In [None]:
Q1-Design a data warehouse schema for a retail company that includes dimension tables for products, customers, and time. Implement the schema using a relational database management system (RDBMS) of your choice.

-- Create the products dimension table
CREATE TABLE products (
    product_id INT PRIMARY KEY,
    product_name VARCHAR(255),
    category VARCHAR(255),
    brand VARCHAR(255)
);

-- Create the customers dimension table
CREATE TABLE customers (
    customer_id INT PRIMARY KEY,
    customer_name VARCHAR(255),
    city VARCHAR(255),
    country VARCHAR(255)
);

-- Create the time dimension table
CREATE TABLE time (
    date DATE PRIMARY KEY,
    year INT,
    month INT,
    day INT
);

-- Example data for the dimension tables

-- Insert data into the products table
INSERT INTO products (product_id, product_name, category, brand)
VALUES
    (1, 'Product 1', 'Electronics', 'Brand A'),
    (2, 'Product 2', 'Clothing', 'Brand B'),
    (3, 'Product 3', 'Home Appliances', 'Brand C');

-- Insert data into the customers table
INSERT INTO customers (customer_id, customer_name, city, country)
VALUES
    (1, 'Customer 1', 'New York', 'USA'),
    (2, 'Customer 2', 'London', 'UK'),
    (3, 'Customer 3', 'Sydney', 'Australia');

-- Insert data into the time table
INSERT INTO time (date, year, month, day)
VALUES
    ('2023-01-01', 2023, 1, 1),
    ('2023-01-02', 2023, 1, 2),
    ('2023-01-03', 2023, 1, 3);
Q2-Create a fact table that captures sales data, including product ID, customer ID, date, and sales amount.
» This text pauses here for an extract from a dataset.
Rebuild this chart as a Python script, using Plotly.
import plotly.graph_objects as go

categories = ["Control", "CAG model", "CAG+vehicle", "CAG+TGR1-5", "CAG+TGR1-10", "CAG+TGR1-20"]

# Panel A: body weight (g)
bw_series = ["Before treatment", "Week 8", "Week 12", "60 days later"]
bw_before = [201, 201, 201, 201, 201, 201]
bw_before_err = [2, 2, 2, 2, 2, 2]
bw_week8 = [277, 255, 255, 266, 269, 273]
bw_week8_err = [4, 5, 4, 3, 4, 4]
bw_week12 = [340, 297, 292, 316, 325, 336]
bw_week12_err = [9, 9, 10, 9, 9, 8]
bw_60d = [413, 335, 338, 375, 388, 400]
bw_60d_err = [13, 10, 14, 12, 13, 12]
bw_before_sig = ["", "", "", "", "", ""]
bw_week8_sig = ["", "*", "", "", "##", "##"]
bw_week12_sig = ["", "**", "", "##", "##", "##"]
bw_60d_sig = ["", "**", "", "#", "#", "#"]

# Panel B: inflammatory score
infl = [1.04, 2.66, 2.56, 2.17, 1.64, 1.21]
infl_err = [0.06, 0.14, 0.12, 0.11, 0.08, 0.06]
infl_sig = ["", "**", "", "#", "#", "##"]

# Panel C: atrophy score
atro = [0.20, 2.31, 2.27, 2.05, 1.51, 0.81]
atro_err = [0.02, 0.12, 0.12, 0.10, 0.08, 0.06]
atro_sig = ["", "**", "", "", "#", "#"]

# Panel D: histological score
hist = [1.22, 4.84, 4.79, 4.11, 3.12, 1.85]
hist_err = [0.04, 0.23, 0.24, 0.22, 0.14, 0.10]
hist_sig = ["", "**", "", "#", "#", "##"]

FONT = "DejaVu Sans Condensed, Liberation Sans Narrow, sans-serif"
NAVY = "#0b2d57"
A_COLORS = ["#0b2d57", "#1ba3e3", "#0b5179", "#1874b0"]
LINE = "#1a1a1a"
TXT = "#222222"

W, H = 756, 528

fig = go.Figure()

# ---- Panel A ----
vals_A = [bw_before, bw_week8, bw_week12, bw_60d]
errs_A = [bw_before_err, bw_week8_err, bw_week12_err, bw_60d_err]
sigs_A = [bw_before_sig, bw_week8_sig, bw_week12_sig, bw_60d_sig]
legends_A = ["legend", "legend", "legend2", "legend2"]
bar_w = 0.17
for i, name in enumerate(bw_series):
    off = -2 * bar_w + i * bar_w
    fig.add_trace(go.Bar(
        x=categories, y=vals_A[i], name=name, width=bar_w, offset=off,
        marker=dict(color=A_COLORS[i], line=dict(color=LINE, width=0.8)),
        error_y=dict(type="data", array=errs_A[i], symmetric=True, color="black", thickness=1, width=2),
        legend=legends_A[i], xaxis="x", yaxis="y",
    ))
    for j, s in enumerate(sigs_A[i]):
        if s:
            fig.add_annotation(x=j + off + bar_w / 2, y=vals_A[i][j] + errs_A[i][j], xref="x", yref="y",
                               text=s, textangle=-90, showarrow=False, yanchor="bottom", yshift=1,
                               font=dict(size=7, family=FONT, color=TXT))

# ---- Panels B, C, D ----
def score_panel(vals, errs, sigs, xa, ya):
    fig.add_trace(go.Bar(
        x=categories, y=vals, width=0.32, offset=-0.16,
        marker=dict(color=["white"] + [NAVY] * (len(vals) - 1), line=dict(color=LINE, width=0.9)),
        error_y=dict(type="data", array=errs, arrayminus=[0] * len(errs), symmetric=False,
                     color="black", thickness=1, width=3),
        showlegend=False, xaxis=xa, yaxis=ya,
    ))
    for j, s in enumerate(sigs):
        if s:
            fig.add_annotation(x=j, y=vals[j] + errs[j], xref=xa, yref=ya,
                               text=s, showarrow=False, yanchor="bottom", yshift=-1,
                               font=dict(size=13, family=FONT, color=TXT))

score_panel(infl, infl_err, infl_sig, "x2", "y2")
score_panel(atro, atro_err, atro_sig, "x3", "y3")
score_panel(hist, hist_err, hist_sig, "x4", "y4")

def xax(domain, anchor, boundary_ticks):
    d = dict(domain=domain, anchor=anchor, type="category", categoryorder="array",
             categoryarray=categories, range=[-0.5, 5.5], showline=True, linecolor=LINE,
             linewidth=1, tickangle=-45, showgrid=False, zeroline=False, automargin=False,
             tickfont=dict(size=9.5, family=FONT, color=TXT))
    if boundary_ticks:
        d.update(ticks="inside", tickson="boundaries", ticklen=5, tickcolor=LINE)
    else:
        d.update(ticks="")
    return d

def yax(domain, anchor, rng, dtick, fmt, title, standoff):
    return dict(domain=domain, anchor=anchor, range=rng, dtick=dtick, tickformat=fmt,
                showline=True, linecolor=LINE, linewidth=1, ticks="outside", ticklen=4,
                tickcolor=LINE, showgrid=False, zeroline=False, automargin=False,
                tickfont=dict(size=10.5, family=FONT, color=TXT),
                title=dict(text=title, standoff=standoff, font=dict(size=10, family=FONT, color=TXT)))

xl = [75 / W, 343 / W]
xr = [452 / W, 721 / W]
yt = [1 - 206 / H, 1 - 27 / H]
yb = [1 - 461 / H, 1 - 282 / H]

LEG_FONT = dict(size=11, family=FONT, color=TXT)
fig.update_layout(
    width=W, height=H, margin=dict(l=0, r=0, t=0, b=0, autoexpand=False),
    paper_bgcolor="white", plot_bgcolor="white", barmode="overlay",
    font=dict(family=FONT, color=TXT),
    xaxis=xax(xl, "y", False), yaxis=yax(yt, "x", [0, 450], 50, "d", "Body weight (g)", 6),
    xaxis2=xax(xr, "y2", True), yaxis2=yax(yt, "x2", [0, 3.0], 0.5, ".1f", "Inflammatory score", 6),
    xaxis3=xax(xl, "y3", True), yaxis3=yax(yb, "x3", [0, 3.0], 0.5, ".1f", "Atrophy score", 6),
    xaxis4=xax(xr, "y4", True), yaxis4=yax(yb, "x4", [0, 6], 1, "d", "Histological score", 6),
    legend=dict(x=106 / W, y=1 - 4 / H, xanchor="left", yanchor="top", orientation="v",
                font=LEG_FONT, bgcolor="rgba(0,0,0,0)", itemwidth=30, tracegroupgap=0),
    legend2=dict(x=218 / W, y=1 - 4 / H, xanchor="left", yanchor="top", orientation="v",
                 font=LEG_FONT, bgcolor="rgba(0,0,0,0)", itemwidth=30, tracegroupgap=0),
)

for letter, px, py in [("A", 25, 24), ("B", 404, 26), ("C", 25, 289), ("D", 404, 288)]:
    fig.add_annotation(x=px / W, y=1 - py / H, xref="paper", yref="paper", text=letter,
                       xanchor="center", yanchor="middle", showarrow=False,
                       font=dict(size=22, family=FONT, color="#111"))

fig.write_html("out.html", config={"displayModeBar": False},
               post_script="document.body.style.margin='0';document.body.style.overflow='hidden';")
Populate the fact table with sample data.

-- Create the sales fact table
CREATE TABLE sales (
    sale_id INT PRIMARY KEY,
    product_id INT,
    customer_id INT,
    date DATE,
    sales_amount DECIMAL(10, 2),
    FOREIGN KEY (product_id) REFERENCES products (product_id),
    FOREIGN KEY (customer_id) REFERENCES customers (customer_id),
    FOREIGN KEY (date) REFERENCES time (date)
);

-- Example data for the sales fact table

-- Insert data into the sales table
INSERT INTO sales (sale_id, product_id, customer_id, date, sales_amount)
VALUES
    (1, 1, 1, '2023-01-01', 100.50),
    (2, 2, 1, '2023-01-01', 50.25),
    (3, 1, 2, '2023-01-02', 75.75),
    (4, 3, 3, '2023-01-03', 200.00);
Q3-Write SQL queries to retrieve sales data from the data warehouse, including aggregations and filtering based on different dimensions.
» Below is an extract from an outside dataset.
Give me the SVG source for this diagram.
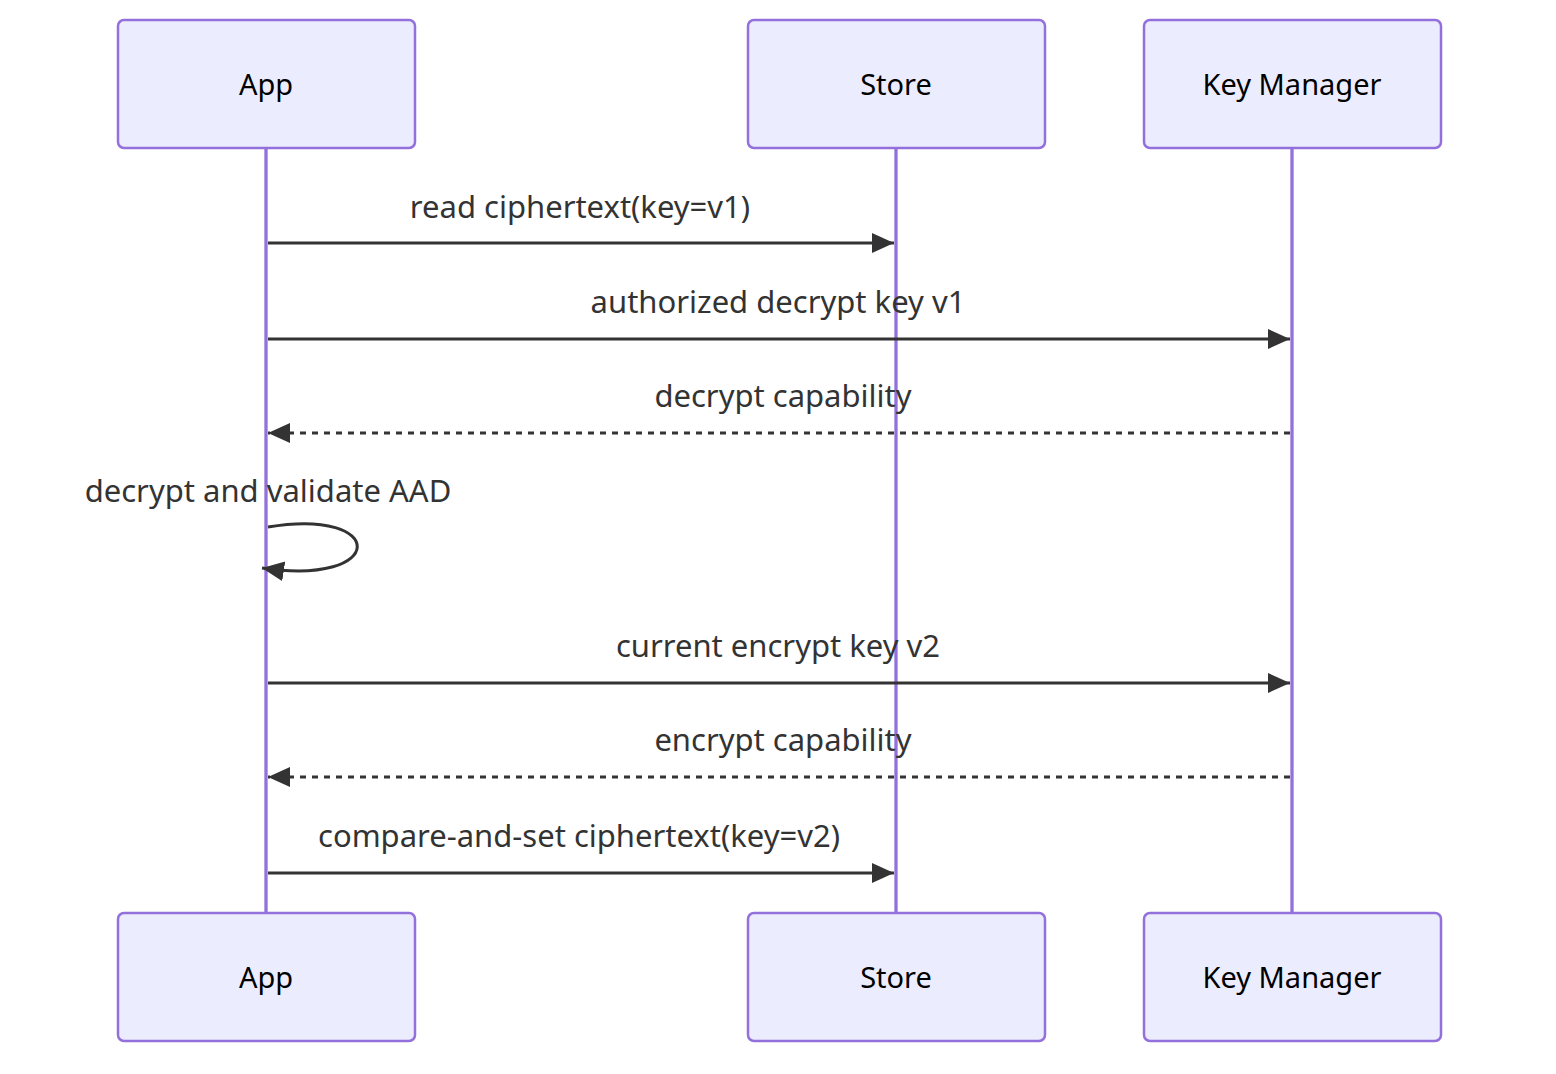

-- Retrieve total sales amount by year
SELECT t.year, SUM(s.sales_amount) AS total_sales_amount
FROM sales s
JOIN time t ON s.date = t.date
GROUP BY t.year;

-- Retrieve sales amount by product category for a specific year
SELECT p.category, SUM(s.sales_amount) AS total_sales_amount
FROM sales s
JOIN products p ON s.product_id = p.product_id
JOIN time t ON s.date = t.date
WHERE t.year = 2023
GROUP BY p.category;

-- Retrieve sales amount by customer country for a specific month
SELECT c.country, SUM(s.sales_amount) AS total_sales_amount
FROM sales s
JOIN customers c ON s.customer_id = c.customer_id
JOIN time t ON s.date = t.date
WHERE t.month = 1
GROUP BY c.country;

Q4-TOPIC: ETL and Data Integration
Design an ETL process using a programming language (e.g., Python) to extract data from a source system (e.g., CSV files), transform it by applying certain business rules or calculations, and load it into a data warehouse.
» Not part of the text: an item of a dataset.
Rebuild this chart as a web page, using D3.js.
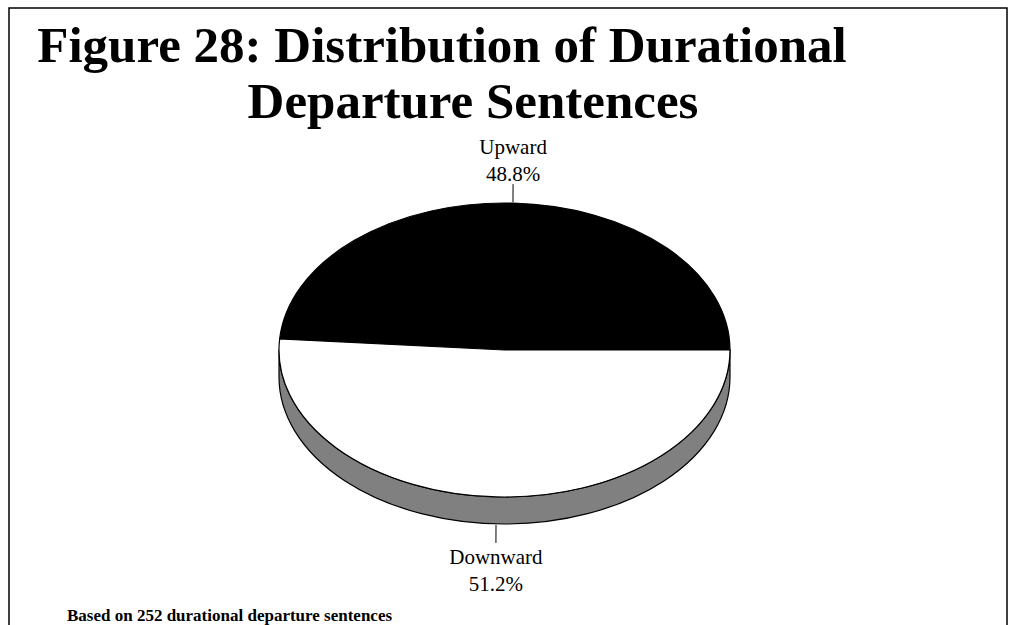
<!DOCTYPE html>
<html><head>
<meta charset="UTF-8">
<title>Figure 28: Distribution of Durational Departure Sentences</title>
<script src="https://cdn.jsdelivr.net/npm/d3@7"></script>
<style>
  body { margin: 0; background: #fff; }
  svg { display: block; font-family: "Liberation Serif", "Times New Roman", serif; }
</style>
</head>
<body>
<div id="chart"></div>
<script>
// data
const categories = ["Upward", "Downward"];
const shares = [48.8, 51.2];
const topColors = ["#000000", "#ffffff"];
const sideColors = ["#404040", "#808080"];
const titleLines = ["Figure 28: Distribution of Durational", "Departure Sentences"];
const footnote = "Based on 252 durational departure sentences";

const W = 1009, H = 625;
const svg = d3.select("#chart").append("svg")
    .attr("width", W).attr("height", H);

// frame
svg.append("rect")
    .attr("x", 9).attr("y", 8)
    .attr("width", 998).attr("height", 640)
    .attr("fill", "none").attr("stroke", "#000").attr("stroke-width", 1.5);

// title (second line sits a bit right of the first)
const titleX = [442, 473];
svg.append("text")
    .attr("text-anchor", "middle")
    .attr("font-weight", "bold")
    .attr("font-size", 51)
  .selectAll("tspan")
  .data(titleLines)
  .enter().append("tspan")
    .attr("x", (d, i) => titleX[i])
    .attr("y", (d, i) => 62 + i * 56)
    .text(d => d);

// pie geometry
const cx = 504.5, cy = 350, rx = 225.5, ry = 147, depth = 27;

// start at 3 o'clock, go counter-clockwise
const pie = d3.pie().sort(null)
    .startAngle(Math.PI / 2)
    .endAngle(Math.PI / 2 - 2 * Math.PI);
const arcs = pie(shares);

const pt = (a, dy = 0) => [cx + rx * Math.sin(a), cy - ry * Math.cos(a) + dy];

// sides: only the front half (angles pi/2 .. 3pi/2) is visible
const sides = svg.append("g");
arcs.forEach((d, i) => {
  let lo = Math.min(d.startAngle, d.endAngle), hi = Math.max(d.startAngle, d.endAngle);
  [-2, 0, 2].forEach(k => {
    const a0 = Math.max(lo + k * Math.PI, Math.PI / 2);
    const a1 = Math.min(hi + k * Math.PI, 3 * Math.PI / 2);
    if (a1 - a0 <= 1e-6) return;
    const p0 = pt(a0), p1 = pt(a1), q1 = pt(a1, depth), q0 = pt(a0, depth);
    const large = (a1 - a0) > Math.PI ? 1 : 0;
    const path = `M${p0[0]},${p0[1]} A${rx},${ry} 0 ${large} 1 ${p1[0]},${p1[1]}` +
      ` L${q1[0]},${q1[1]} A${rx},${ry} 0 ${large} 0 ${q0[0]},${q0[1]} Z`;
    sides.append("path")
        .attr("d", path)
        .attr("fill", sideColors[i])
        .attr("stroke", "#000").attr("stroke-width", 1.2)
        .attr("stroke-linejoin", "round");
  });
});

// top face
const arc = d3.arc().innerRadius(0).outerRadius(rx);
svg.append("g")
    .attr("transform", `translate(${cx},${cy}) scale(1,${ry / rx})`)
  .selectAll("path")
  .data(arcs)
  .enter().append("path")
    .attr("d", arc)
    .attr("fill", (d, i) => topColors[i])
    .attr("stroke", "#000")
    .attr("stroke-width", 1.2)
    .attr("vector-effect", "non-scaling-stroke");

// labels with leader lines
const labels = svg.append("g").attr("font-size", 21).attr("text-anchor", "middle");
arcs.forEach((d, i) => {
  const mid = (d.startAngle + d.endAngle) / 2;
  const front = Math.cos(mid) < 0;
  const base = pt(mid, front ? depth : 0);
  const dir = front ? 1 : -1;
  labels.append("line")
      .attr("x1", base[0]).attr("y1", base[1] + dir * 1)
      .attr("x2", base[0] + Math.sin(mid) * 2).attr("y2", base[1] + dir * 19)
      .attr("stroke", "#000").attr("stroke-width", 1);
  const tx = base[0] + Math.sin(mid) * 2;
  const t = labels.append("text");
  const y0 = front ? base[1] + 40 : base[1] - 49;
  t.append("tspan").attr("x", tx).attr("y", y0).text(categories[i]);
  t.append("tspan").attr("x", tx).attr("y", y0 + 27).text(d3.format(".1f")(d.data) + "%");
});

// footnote
svg.append("text")
    .attr("x", 67).attr("y", 621)
    .attr("font-size", 17).attr("font-weight", "bold")
    .text(footnote);
</script>
</body></html>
# Example ETL process in Python using pandas and SQLAlchemy

import pandas as pd
from sqlalchemy import create_engine

# Extract data from CSV files
df = pd.read_csv('data.csv')

# Transform data (apply business rules or calculations)
df['sales_amount'] = df['quantity'] * df['price']

# Load data into the data warehouse (RDBMS)
engine = create_engine('postgresql://user:password@localhost:5432/mydatabase')
df.to_sql('sales', engine, if_exists='append', index=False)
Implement the ETL process by writing code that performs the extraction, transformation, and loading steps.

# Example implementation of the ETL process in Python

import pandas as pd
from sqlalchemy import create_engine

# Extract data from source system (e.g., CSV files)
def extract_data(file_path):
    df = pd.read_csv(file_path)
    return df

# Transform data (apply business rules or calculations)
def transform_data(df):
    df['sales_amount'] = df['quantity'] * df['price']
    return df

# Load data into the data warehouse (RDBMS)
def load_data(df, table_name):
    engine = create_engine('postgresql://user:password@localhost:5432/mydatabase')
    df.to_sql(table_name, engine, if_exists='append', index=False)

# Example usage of the ETL process
file_path = 'data.csv'
table_name = 'sales'

# Extract data from source
data = extract_data(file_path)

# Transform data
transformed_data = transform_data(data)

# Load data into the data warehouse
load_data(transformed_data, table_name)